Jadi, sikap diam instansi tersebut merupakan tindakan yang tidak melakukan perbuatan kongkret padahal menerbitkan IMB adalah kewenangannya.

Upaya Hukum Jika Badan atau Pejabat Pemerintahan Memilih Sikap Diam

Lantas, apa yang harus dilakukan jika ternyata badan atau pejabat pemerintahan tidak merespons atau tidak menanggapi atau memilih sikap diam atas permohonan yang diajukan?

Ada beberapa upaya hukum yang dapat dilakukan jika terdapat sikap diam badan atau pejabat pemerintahan.

Lakukan Keberatan

Berdasarkan ketentuan Pasal 77 UU Administrasi Pemerintahan Keputusan dapat diajukan keberatan dalam waktu paling lama 21 (dua puluh satu) hari kerja sejak diumumkannya Keputusan tersebut oleh Badan dan/atau Pejabat Pemerintahan.

Keberatan diajukan secara tertulis kepada Badan dan/atau Pejabat Pemerintahan yang menetapkan Keputusan. Apabila keberatan tidak juga ditanggapi, maka ajukan gugatan.

Gugatan ke Pengadilan Tata Usaha Negara

Merujuk Pasal 2 ayat (1) Perma No. 2 Tahun 2019 menyebutkan: perkara perbuatan melanggar hukum oleh badan dan/atau pejabat pemerintahan (Onrechtmatige Overheidsdaad) merupakan kewenangan Peradilan Tata Usaha Negara.

Tata Cara Mengajukan Gugatan

Warga masyarakat dapat mengajukan gugatan Tindakan Pemerintahan secara tertulis kepada Pengadilan yang berwenang dengan menyebutkan alasan[1]:

  1. Bertentangan dengan peraturan perundang-undangan; dan
  2. Bertentangan dengan asas-asas umum pemerintahan yang baik.

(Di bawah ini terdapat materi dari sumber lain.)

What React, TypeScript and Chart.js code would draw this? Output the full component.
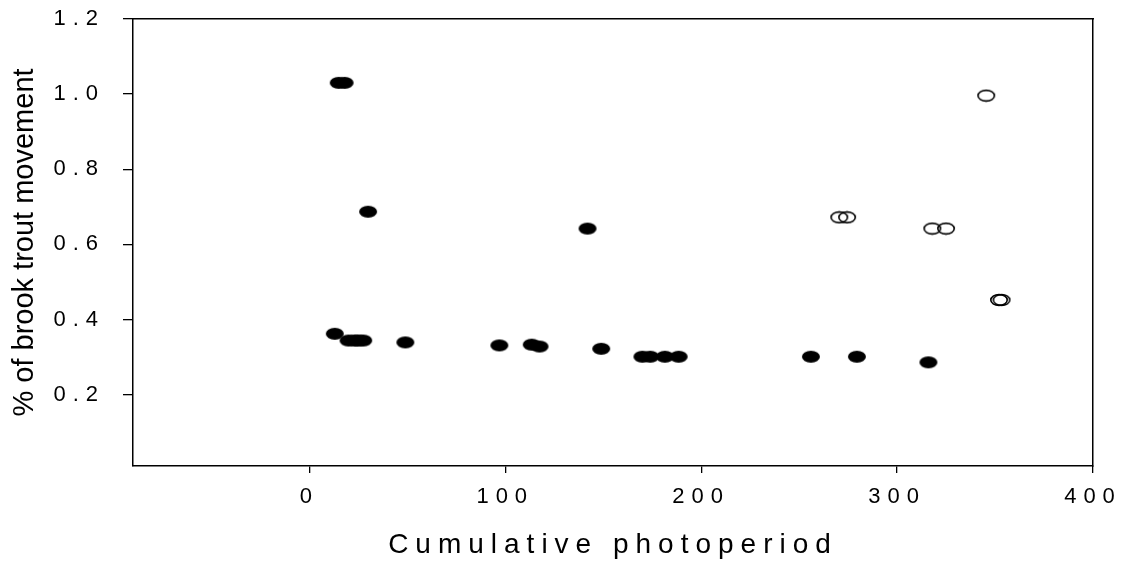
import React, { useEffect, useRef } from "react";
import { Chart, registerables } from "chart.js";

Chart.register(...registerables);

// Filled markers (first group)
const filledX = [15, 18, 30, 13, 20, 23, 25, 27.5, 49, 97, 113.5, 117.5, 142, 149, 170, 174, 181.5, 188.5, 256, 279.5, 316];
const filledY = [1.03, 1.03, 0.687, 0.362, 0.344, 0.344, 0.344, 0.344, 0.339, 0.331, 0.333, 0.328, 0.642, 0.322, 0.301, 0.301, 0.301, 0.301, 0.301, 0.301, 0.286];

// Open markers (second group)
const openX = [270.5, 274.5, 318, 325, 345.5, 352, 353.3];
const openY = [0.672, 0.672, 0.642, 0.642, 0.996, 0.452, 0.452];

const xTicks = [0, 100, 200, 300, 400];
const yTicks = [0.2, 0.4, 0.6, 0.8, 1.0, 1.2];

const xTitle = "Cumulative photoperiod";
const yTitle = "% of brook trout movement";

const FONT = "'Liberation Sans', Arial, sans-serif";

function makeEllipse(filled: boolean): HTMLCanvasElement {
  const c = document.createElement("canvas");
  c.width = 20;
  c.height = 14;
  const g = c.getContext("2d")!;
  g.beginPath();
  if (filled) {
    g.ellipse(10, 7, 9, 6, 0, 0, Math.PI * 2);
    g.fillStyle = "#000";
    g.fill();
  } else {
    g.ellipse(10, 7, 8.2, 5.4, 0, 0, Math.PI * 2);
    g.lineWidth = 1.6;
    g.strokeStyle = "#000";
    g.stroke();
  }
  return c;
}

const spacingPlugin = {
  id: "letterSpacingPlugin",
  beforeDraw(chart: any) {
    const y = chart.scales.y;
    if (y && !y.__patched) {
      const orig = y.drawTitle.bind(y);
      y.drawTitle = () => {
        const c = chart.ctx as any;
        const prev = c.letterSpacing;
        c.letterSpacing = "0px";
        orig();
        c.letterSpacing = prev;
      };
      y.__patched = true;
    }
    (chart.ctx as any).letterSpacing = "7px";
  },
  afterDraw(chart: any) {
    (chart.ctx as any).letterSpacing = "0px";
  },
};

const noPad = (s: any) => {
  s.paddingTop = 0;
  s.paddingBottom = 0;
  s.paddingLeft = 0;
  s.paddingRight = 0;
};

export default function App() {
  const ref = useRef<HTMLCanvasElement | null>(null);

  useEffect(() => {
    if (!ref.current) return;
    const filledStyle = makeEllipse(true);
    const openStyle = makeEllipse(false);
    const chart = new Chart(ref.current, {
      type: "scatter",
      data: {
        datasets: [
          {
            label: "filled",
            data: filledX.map((x, i) => ({ x, y: filledY[i] })),
            pointStyle: filledStyle as any,
            xAxisID: "x",
            yAxisID: "y",
          },
          {
            label: "open",
            data: openX.map((x, i) => ({ x, y: openY[i] })),
            pointStyle: openStyle as any,
            xAxisID: "x",
            yAxisID: "y",
          },
        ],
      },
      options: {
        responsive: false,
        animation: false,
        events: [],
        layout: { padding: { top: 19, right: 35, left: 0, bottom: 0 } },
        plugins: { legend: { display: false }, tooltip: { enabled: false } },
        scales: {
          x: {
            type: "linear",
            position: "bottom",
            min: -90,
            max: 400,
            afterBuildTicks: (s: any) => {
              s.ticks = xTicks.map((v) => ({ value: v }));
            },
            afterFit: (s: any) => {
              s.height = 99;
              noPad(s);
            },
            grid: { display: true, drawOnChartArea: false, drawTicks: true, tickLength: 7, color: "#000", lineWidth: 1.3 },
            border: { display: true, color: "#000", width: 1.5 },
            ticks: {
              color: "#000",
              font: { family: FONT, size: 22 },
              padding: 11,
              maxRotation: 0,
              autoSkip: false,
              callback: (v: any) => String(v),
            },
            title: {
              display: true,
              text: xTitle,
              color: "#000",
              font: { family: FONT, size: 28 },
              padding: { top: 0, bottom: 3 },
            },
          },
          y: {
            type: "linear",
            position: "left",
            min: 0.01,
            max: 1.2,
            afterBuildTicks: (s: any) => {
              s.ticks = yTicks.map((v) => ({ value: v }));
            },
            afterFit: (s: any) => {
              s.width = 133;
              noPad(s);
            },
            grid: { display: true, drawOnChartArea: false, drawTicks: true, tickLength: 10, color: "#000", lineWidth: 1.3 },
            border: { display: true, color: "#000", width: 1.5 },
            ticks: {
              color: "#000",
              font: { family: FONT, size: 22 },
              padding: 18,
              autoSkip: false,
              callback: (v: any) => Number(v).toFixed(1),
            },
            title: {
              display: true,
              text: yTitle,
              color: "#000",
              font: { family: FONT, size: 29 },
              padding: { top: 8, bottom: 0 },
            },
          },
          xTop: {
            type: "linear",
            position: "top",
            min: -90,
            max: 400,
            afterFit: (s: any) => {
              s.height = 0;
              noPad(s);
            },
            grid: { display: false },
            ticks: { display: false },
            border: { display: true, color: "#000", width: 1.5 },
          },
          yRight: {
            type: "linear",
            position: "right",
            min: 0.01,
            max: 1.2,
            afterFit: (s: any) => {
              s.width = 0;
              noPad(s);
            },
            grid: { display: false },
            ticks: { display: false },
            border: { display: true, color: "#000", width: 1.5 },
          },
        },
      },
      plugins: [spacingPlugin],
    });
    return () => chart.destroy();
  }, []);

  return (
    <div style={{ position: "absolute", left: 0, top: 0, width: 1128, height: 565, background: "#fff" }}>
      <canvas ref={ref} width={1128} height={565} style={{ display: "block" }} />
    </div>
  );
}
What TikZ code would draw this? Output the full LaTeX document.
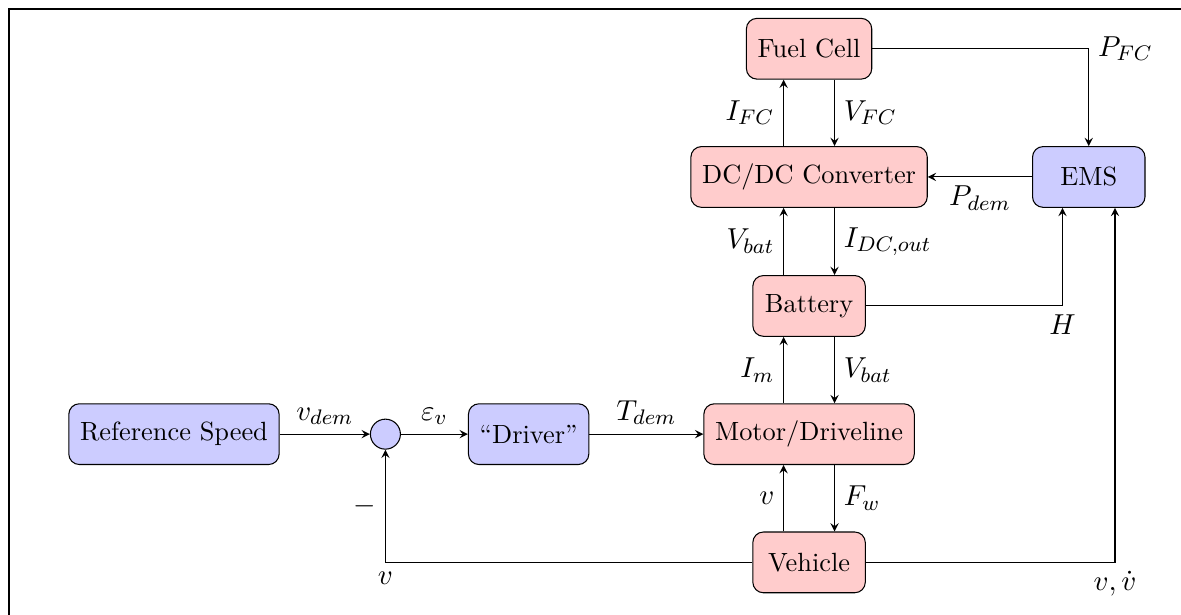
\documentclass[tikz,border=0pt]{standalone}

\begin{document}
\begin{tikzpicture}[
        % Общий вид стрелок
        >=stealth,
        % Стиль для блоков: рамка, скругленные углы, размеры
        block/.style={
            draw,
            rounded corners=4pt,
            minimum width=1.5cm,
            minimum height=0.81cm,
            inner xsep=0.15cm
        },
        % Синие блоки (управление) и красные блоки (объект)
        ctrl block/.style={block, fill=blue!20},
        plant block/.style={block, fill=red!20},
        % Стиль для сумматора
        sum style/.style={
            draw, circle, fill=blue!20,
            minimum size=0.4cm,
            inner sep=0pt
        },
        % Стиль для подписей сигналов
        sig/.style={
            font=\fontsize{11}{13}\selectfont
        },
        % Стиль для соединений
        link/.style={->, thin}
    ]

        % Границы рисунка и рамка
        \useasboundingbox (0, 0) rectangle (15.75, -8.2);
        \draw (0.12, -8.2) |- (15.75, -0.12);

        % Контур скорости (нижний ряд)
        \node[ctrl block] (ref) at (2.32, -5.79) {Reference Speed};
        \node[sum style] (sum) at (5.14, -5.79) {};
        \node[ctrl block] (driver) at (7.05, -5.79) {``Driver''};

        % Силовая цепь (столбец)
        \node[plant block] (fc) at (10.79, -0.65) {Fuel Cell};
        \node[plant block] (dcdc) at (10.79, -2.36) {DC/DC Converter};
        \node[plant block] (bat) at (10.79, -4.08) {Battery};
        \node[plant block] (motor) at (10.79, -5.79) {Motor/Driveline};
        \node[plant block] (veh) at (10.79, -7.5) {Vehicle};

        % Система управления энергией
        \node[ctrl block] (ems) at (14.52, -2.36) {EMS};

        % Горизонтальные связи
        \draw[link] (ref) -- node[sig, above] {$v_{dem}$} (sum);
        \draw[link] (sum) -- node[sig, above] {$\varepsilon_v$} (driver);
        \draw[link] (driver) -- node[sig, above] {$T_{dem}$} (motor);
        \draw[link] (ems) -- node[sig, below] {$P_{dem}$} (dcdc);

        % Вертикальные связи (левая сторона, вверх)
        \draw[link] ([xshift=-3.4mm]dcdc.north) -- node[sig, left] {$I_{FC}$} ([xshift=-3.4mm]fc.south);
        \draw[link] ([xshift=-3.4mm]bat.north) -- node[sig, left] {$V_{bat}$} ([xshift=-3.4mm]dcdc.south);
        \draw[link] ([xshift=-3.4mm]motor.north) -- node[sig, left] {$I_m$} ([xshift=-3.4mm]bat.south);
        \draw[link] ([xshift=-3.4mm]veh.north) -- node[sig, left] {$v$} ([xshift=-3.4mm]motor.south);

        % Вертикальные связи (правая сторона, вниз)
        \draw[link] ([xshift=3.4mm]fc.south) -- node[sig, right] {$V_{FC}$} ([xshift=3.4mm]dcdc.north);
        \draw[link] ([xshift=3.4mm]dcdc.south) -- node[sig, right] {$I_{DC,out}$} ([xshift=3.4mm]bat.north);
        \draw[link] ([xshift=3.4mm]bat.south) -- node[sig, right] {$V_{bat}$} ([xshift=3.4mm]motor.north);
        \draw[link] ([xshift=3.4mm]motor.south) -- node[sig, right] {$F_w$} ([xshift=3.4mm]veh.north);

        % Сигналы в EMS
        \draw[link] (fc) -| node[sig, pos=0.5, right] {$P_{FC}$} (ems);
        \draw[link] (bat) -| node[sig, pos=0.5, below] {$H$} ([xshift=-3.5mm]ems.south);
        \draw[link] (veh) -| node[sig, pos=0.5, below] {$v, \dot{v}$} ([xshift=3.5mm]ems.south);

        % Обратная связь по скорости
        \draw[link] (veh) -| node[sig, pos=0.5, below] {$v$} node[sig, pos=0.75, left] {$-$} (sum);

    \end{tikzpicture}
\end{document}
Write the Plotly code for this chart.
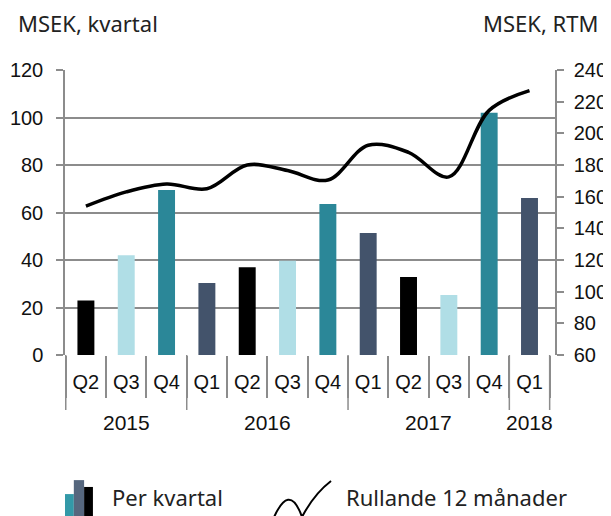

Gugatan diajukan paling lama 90 (sembilan puluh) hari sejak Tindakan Pemerintahan dilakukan oleh badan dan/atau pejabat pemerintahan[2]. Selama warga masyarakat menempuh upaya administratif, tenggang waktu 90 hari terbantar sampai keputusan upaya administratif terakhir diterima[3].

Demikian. Semoga bermanfaat.


[1] Lihat Ketentuan Pasal 3 ayat (1) dan (2) Perma No. 2 Tahun 2019.

[2] Lihat Ketentuan Pasal 4 ayat (1) Perma No. 2 Tahun 2019.

[3] Lihat Ketentuan Pasal 4 ayat (2) Perma No. 2 Tahun 2019.